Questionado sobre haver algum empecilho para apoiar candidatos da esquerda, ele primeiro ignorou a pergunta. Quando a Folha insistiu, devolveu apenas: “Deus te abençoe”.
Segundo Kakay, não há uma indisposição, a priori, em voltar a dialogar com o PT, tanto que ele próprio procurou, em nome do cliente Samuel, a campanha do então presidenciável Fernando Haddad, em 2018. “Mas [os petistas] não deram valor à possibilidade”, afirma.
Outros chefes de igreja, como o apóstolo Estevam Hernandes (Renascer em Cristo) e o bispo Robson Rodovalho (Sara Nossa Terra), concordam ser natural que Lula tente reatar pontes.
“Eu sou uma pessoa sempre aberta ao diálogo, o que não representa apoio”, diz Hernandes, que reage assim quando perguntado se Bolsonaro o terá como assecla em 2022: “Prefiro não comentar, sorry”.
Rodovalho diz não detectar “defecções significativas” no núcleo duro de pastores pró-Bolsonaro, alguém “naturalmente alinhado às nossas bandeiras”.
O futuro, contudo, a Deus pertence. “Por enquanto, a gente não consegue enxergar espaço para fazer qualquer tipo de relacionamento com o PT. Infelizmente, porque tem muita fumaça, tá tudo muito nebuloso.
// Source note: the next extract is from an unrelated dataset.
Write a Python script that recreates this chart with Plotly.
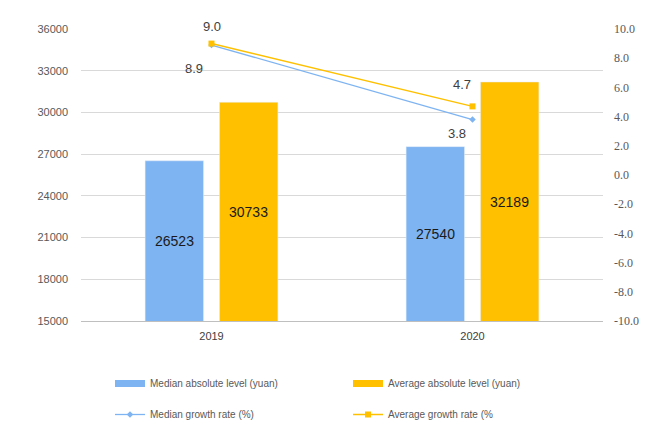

Melhor coisa é deixar tudo isso assentar, deixar a sociedade enxergar cristalinamente as propostas [de cada candidato].”
Nas coxias da cúpula evangélica, usa-se uma metáfora vaticanista para se referir a líderes que não vestirão a camisa vermelha antes do tempo, mas começam a abrir canais caso o PT volte ao poder: estariam com um olho no padre e outro na missa.
No próximo dia 8, Bolsonaro deve abrir o Palácio da Alvorada para líderes evangélicos, numa tentativa de demonstrar força no bloco religioso que já foi alheio ao debate eleitoral, mas que hoje é o que mais se articula politicamente no Brasil.
Malafaia, uma das presenças confirmadas, diz não acreditar que muitos de seus colegas vão pular fora do bolsonarismo até outubro. “Você tá acreditando em Papai Noel ou em duende? Qual dos dois? Minha filha, agora é o joguinho da guerra de informação. Eu fico rindo, só isso.”